- Theatrical release poster
- Directed by: Lewis Gilbert
- Written by: Moie Charles A.R. Rawlinson
- Produced by: Ernest G. Roy
- Starring: Kathleen Byron Laurence Harvey
- Cinematography: Geoffrey Faithfull
- Music by: Kenneth D. Morrison
- Distributed by: Butcher's Film Service (UK) Realart Pictures (US)
- Release date: 1951;
- Running time: 85 mins.
- Country: United Kingdom
- Language: English

= Scarlet Thread =

1951 film by Lewis Gilbert

Scarlet Thread is a 1951 British second feature ('B') crime drama film directed by Lewis Gilbert and produced by Ernest G. Roy. It was written by Moie Charles and A.R. Rawlinson.

==Plot==
Two criminals plan a jewellery robbery. The robbery goes wrong and an innocent man is shot.

==Cast==
- Kathleen Byron as Josephine
- Laurence Harvey as Freddie
- Sydney Tafler as Marcon
- Arthur Hill as Shaw
- Dora Bryan as Maggie
- Eliot Makeham as Jason
- Harry Fowler as Sam
- Cyril Chamberlain as Mason
- Renee Kelly as Eleanor
- Hylton Allen as the Dean

==Production==
The film was made at Nettlefold Studios, Walton-on-Thames in Surrey, England, and on location.

==Reception==
The Monthly Film Bulletin wrote: "Sydney Tafler and Laurence Harvey do well as the unattractive pair of gangsters, and the characterisation and dialogue are as a whole more effective than the improbable story."

Kine Weekly wrote: "Well-made, if slightly far-fetched romantic melodrama ... Unusual and intriguing story, exciting climax, feminine angle, and quota."

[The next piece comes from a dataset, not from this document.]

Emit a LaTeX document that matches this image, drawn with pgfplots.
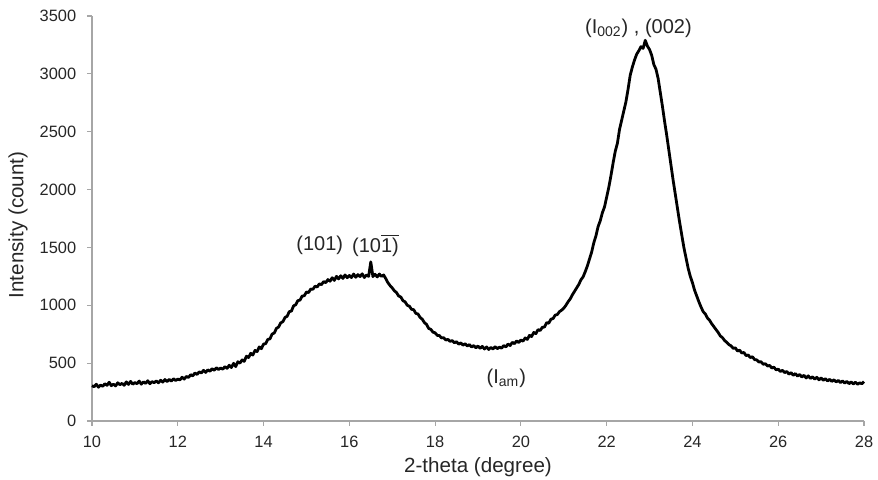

In The Radio Times Guide to Films Allen Eyles gave the film 2/5 stars, writing: "In one of his early leading roles, Laurence Harvey working with Alfie director Lewis Gilbert gives this downbeat British crime drama some modest interest. Harvey is convincingly unpleasant as the skirt-chasing spiv and petty criminal with a sleazy charm, who panics and kills a bystander during a jewel robbery. But the twist in the tale is more implausible than ironic."